Bakın ABD, bizim stratejik ortağımız, ama Patriot ve F-35’le ilgili ve Kuzey Irak ve Suriye’de yaşanan krizlerde yan çizen taraf olmuştur. ABD, birçok askeri alım konusunda Türkiye’yi bir plan dahilinde İsrail’in kucağına itiyor. Fiyatları artırıyor, satışı kongre şartına bağlıyor, bu engeli aşmak için Türkiye’ye adres olarak İsrail’i gösteriyor ve bu silahların şifrelerini bize vermeye rıza göstermiyor. Yani batı yada İsrail’den bize karşı bir askeri tehdit söz konusu olduğu zaman, bu silahlar çalışmayacak ve biz onlara cevap vermek istersek de bu silahlar olduğu yerde çakılı kalacak. O zaman biz bu silahları tedarik ettiğimiz zaman kime karşı kullanabileceğiz? Bunun cevabı da tabi ki açık ve net bir şekilde ortadadır. İsrail’den Yunanistan’dan bir tehdit ve tehlike gelirse kullanamadığımız bu silahları, Rusya, İran ve diğer İslam ülkelerine karşı çok rahat kullanabileceğiz. Hatta Mısır ve Suudi Arabistan’dan bir tehdit gelirse yine kullanamayacağız, çünkü onlarda ABD’nin himayesinde olan ülkeler arasında yer almaktadırlar. O zaman biz bu silahları sadece resmi geçitlerde aksesuar olarak ya da darbe girişimlerinde kendi halkımıza karşı kullanmak için satın almış oluyoruz. Biz kendimiz üretelim denildiği zamanda da, hasıl olan komponentleri, teknolojileri ve bilgileri vermiyor. O halde şimdi tekrar soralım sorumuzu: Böyle bir ittifak bizim için ne anlama geliyor?

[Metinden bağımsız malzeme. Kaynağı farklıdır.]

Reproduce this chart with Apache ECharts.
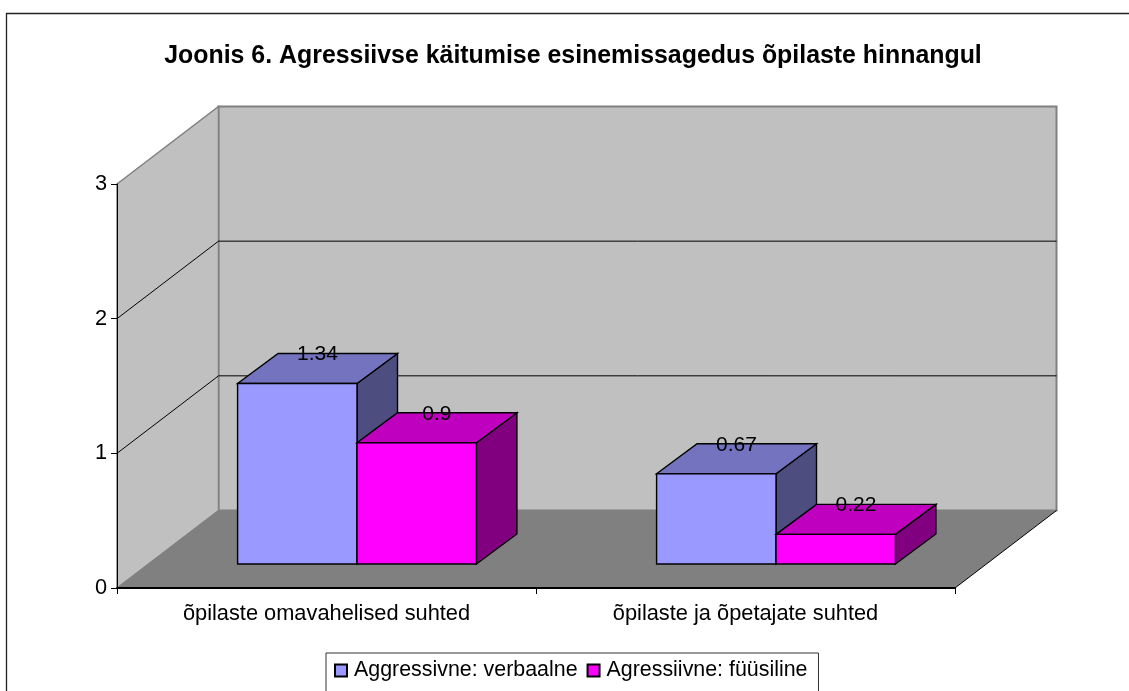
<!DOCTYPE html>
<html><head><meta charset="utf-8">
<style>html,body{margin:0;padding:0;background:#fff;overflow:hidden}#c{width:1129px;height:691px}</style>
<script src="https://cdn.jsdelivr.net/npm/echarts@6/dist/echarts.min.js"></script>
</head><body><div id="c"></div>
<script>
const titleText = 'Joonis 6. Agressiivse käitumise esinemissagedus õpilaste hinnangul';
const categories = ['õpilaste omavahelised suhted', 'õpilaste ja õpetajate suhted'];
const verbalName = 'Aggressivne: verbaalne';
const physicalName = 'Agressiivne: füüsiline';
const verbalValues = [1.34, 0.67];
const physicalValues = [0.9, 0.22];
const yMax = 3;
const yGridValues = [1, 2];

const FONT = '"Liberation Sans", Arial, sans-serif';
const WALL = {dx: 101.5, dy: -77.5};
const BAR = {gapX: 30.5, gapY: -24, dx: 40.5, dy: -30, widthRatio: 0.285};

const chart = echarts.init(document.getElementById('c'), null, {renderer: 'canvas'});

function poly(points, fill, stroke, lw) {
  return {type: 'polygon', shape: {points}, style: {fill, stroke: stroke || null, lineWidth: lw || 0}};
}
function line(p, q, stroke, lw) {
  return {type: 'line', shape: {x1: p[0], y1: p[1], x2: q[0], y2: q[1]}, style: {stroke, lineWidth: lw, fill: null}};
}

function renderWalls(params, api) {
  const cs = params.coordSys;
  const L = cs.x, R = cs.x + cs.width;
  const y0 = api.coord([0, 0])[1], yT = api.coord([0, yMax])[1];
  const d = WALL;
  const kids = [
    poly([[L + d.dx, yT + d.dy], [R + d.dx, yT + d.dy], [R + d.dx, y0 + d.dy], [L + d.dx, y0 + d.dy]], '#C0C0C0', '#808080', 2),
    poly([[L, yT], [L + d.dx, yT + d.dy], [L + d.dx, y0 + d.dy], [L, y0]], '#C0C0C0', '#808080', 1.5),
    poly([[L, y0], [L + d.dx, y0 + d.dy], [R + d.dx, y0 + d.dy], [R, y0]], '#808080'),
    line([R, y0], [R + d.dx, y0 + d.dy], '#000', 1)
  ];
  yGridValues.forEach(v => {
    const y = api.coord([0, v])[1];
    kids.push(line([L, y], [L + d.dx, y + d.dy], '#000', 1));
    kids.push(line([L + d.dx, y + d.dy], [R + d.dx, y + d.dy], '#000', 1));
  });
  return {type: 'group', children: kids};
}

function barRenderer(side, colors) {
  return function (params, api) {
    const cat = api.value(0), val = api.value(1);
    const band = api.size([1, 0])[0];
    const w = band * BAR.widthRatio;
    const c = api.coord([cat, 0]);
    const top = api.coord([cat, val])[1];
    const x0 = c[0] + BAR.gapX + (side === 0 ? -w : 0);
    const x1 = x0 + w;
    const yB = c[1] + BAR.gapY;
    const yT = top + BAR.gapY;
    const dx = BAR.dx, dy = BAR.dy;
    const st = '#000', lw = 1.4;
    return {type: 'group', children: [
      poly([[x1, yB], [x1 + dx, yB + dy], [x1 + dx, yT + dy], [x1, yT]], colors.side, st, lw),
      poly([[x0, yT], [x0 + dx, yT + dy], [x1 + dx, yT + dy], [x1, yT]], colors.top, st, lw),
      poly([[x0, yB], [x1, yB], [x1, yT], [x0, yT]], colors.front, st, lw),
      {type: 'text', z2: 50, style: {text: String(val), x: (x0 + x1) / 2 + dx / 2, y: yT + dy + 1,
        align: 'center', verticalAlign: 'middle', fill: '#000', font: '21px ' + FONT}}
    ]};
  };
}

const blue = {front: '#9999FF', top: '#7373BF', side: '#4D4D80'};
const pink = {front: '#FF00FF', top: '#BF00BF', side: '#800080'};

chart.setOption({
  animation: false,
  backgroundColor: '#fff',
  title: {text: titleText, left: 568, top: 39, textAlign: 'center',
    textStyle: {fontFamily: FONT, fontWeight: 'bold', fontSize: 24.9, color: '#000'}},
  grid: {left: 117, right: 174, top: 184, bottom: 103},
  xAxis: {type: 'category', data: categories, z: 5,
    axisLine: {lineStyle: {color: '#000', width: 2}},
    axisTick: {show: true, length: 6, alignWithLabel: false, lineStyle: {color: '#000', width: 1}},
    axisLabel: {fontFamily: FONT, fontSize: 21.8, color: '#000', margin: 15, interval: 0},
    splitLine: {show: false}},
  yAxis: {type: 'value', min: 0, max: yMax, interval: 1, z: 5,
    axisLine: {show: true, lineStyle: {color: '#000', width: 1}},
    axisTick: {show: true, length: 6, lineStyle: {color: '#000', width: 1}},
    axisLabel: {fontFamily: FONT, fontSize: 21.8, color: '#000', margin: 10},
    splitLine: {show: false}},
  legend: {left: 326, top: 653, orient: 'horizontal', icon: 'rect',
    data: [verbalName, physicalName], selectedMode: false,
    itemWidth: 12, itemHeight: 12, itemGap: 9,
    padding: [7, 11, 26, 8], borderColor: '#333', borderWidth: 1, backgroundColor: '#fff',
    textStyle: {fontFamily: FONT, fontSize: 21.4, color: '#000', padding: [0, 0, 4, 2]}},
  graphic: [{type: 'rect', silent: true, z: 0, shape: {x: 6.5, y: 13.5, width: 1300, height: 800},
    style: {fill: null, stroke: '#222', lineWidth: 1.3}}],
  series: [
    {type: 'custom', name: 'walls', z: 1, silent: true, renderItem: renderWalls, data: [[0, 0]], encode: {x: 0, y: 1}},
    {type: 'custom', name: verbalName, z: 2, renderItem: barRenderer(0, blue),
      itemStyle: {color: blue.front, borderColor: '#000', borderWidth: 1},
      data: verbalValues.map((v, i) => [i, v]), encode: {x: 0, y: 1}},
    {type: 'custom', name: physicalName, z: 3, renderItem: barRenderer(1, pink),
      itemStyle: {color: pink.front, borderColor: '#000', borderWidth: 1},
      data: physicalValues.map((v, i) => [i, v]), encode: {x: 0, y: 1}}
  ]
});
</script></body></html>
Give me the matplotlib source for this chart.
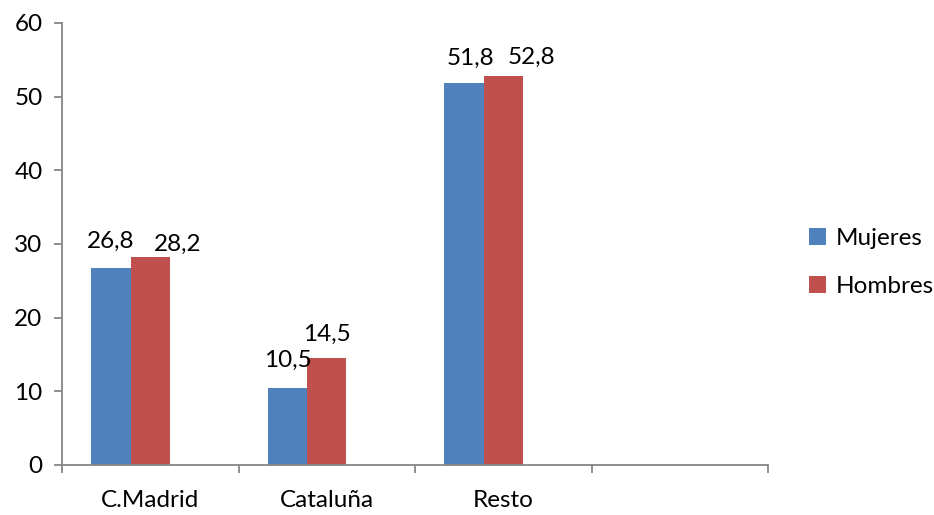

Bakın NATO, birçok NATO üyesi ülke 15 Temmuz’da ve sonrasında hep darbecilerin yanında yer aldılar ve hâlâ da öyleler. FETÖ’cülere ve PYD’ye yardım ve yataklık ediyorlar. Stratejik ortak olarak kabul ettikleri Türkiye’nin terörist dedikleri hainleri ülkelerinde koruma altına alıyorlar. Yani bize karşı yürütülen perde arkasındaki savaşın içerisinde bizzat müttefik(!) dediğimiz NATO vardır.
ABD, dün bizimle Suudilerin üzerinde baskı kurmak istiyordu, bugün ise Suudilerle birlikte oldular, Türkiye’yi Suriye’den çıkarmak ve Türkiye’ye karşı on yıllardır bir tehdit unsuru oluşturan PYD’ye arka çıkıyorlar. Bunlar artık ne bir sır ve ne de bir komplo teorisi. Aleni işlenen gerçekler. NATO ülkeleri aslında kendi içerisinde de çok uyumlu olan bir birliktelik değil, ancak biz Müslüman Türkiye olarak “domuz sürüsü içerisindeki bir koyun” gibiyiz.
ABD, Orta doğuda Arap NATO’su oluşturma peşinde. AB ülkeleri ise kendi içlerinde yeni bir ordu kurma peşindeler. Bunun adına da “Avrupa NATO’su” deniliyor. O halde bize düşen de tabi bunu başarabilirsek “İslam Barış Gücü” ve “İslam Ülkeleri Ortak Savunma Paktı” kurmak olmalıdır. Afrika ülkeleri de, Asya ülkeleri de kendi savunma paktını kurmak arzusunu taşımaktadırlar. Kısacası; NATO’nun tutumu ve müttefik olduğumuz günden bu yana Türkiye lehine hiç bir şey yapmamış olması ve hatta Balkanlar’da ve Orta doğuda Türkiye aleyhine planlar yapması, Türkiye’nin NATO’dan ivedilikle ayrılmasını gerektirdiği kanaatini taşımaktayım. Çünkü bu birlik Hristiyan kulübünün savunma paktı dır. Sizce de öyle değil mi? Selametle!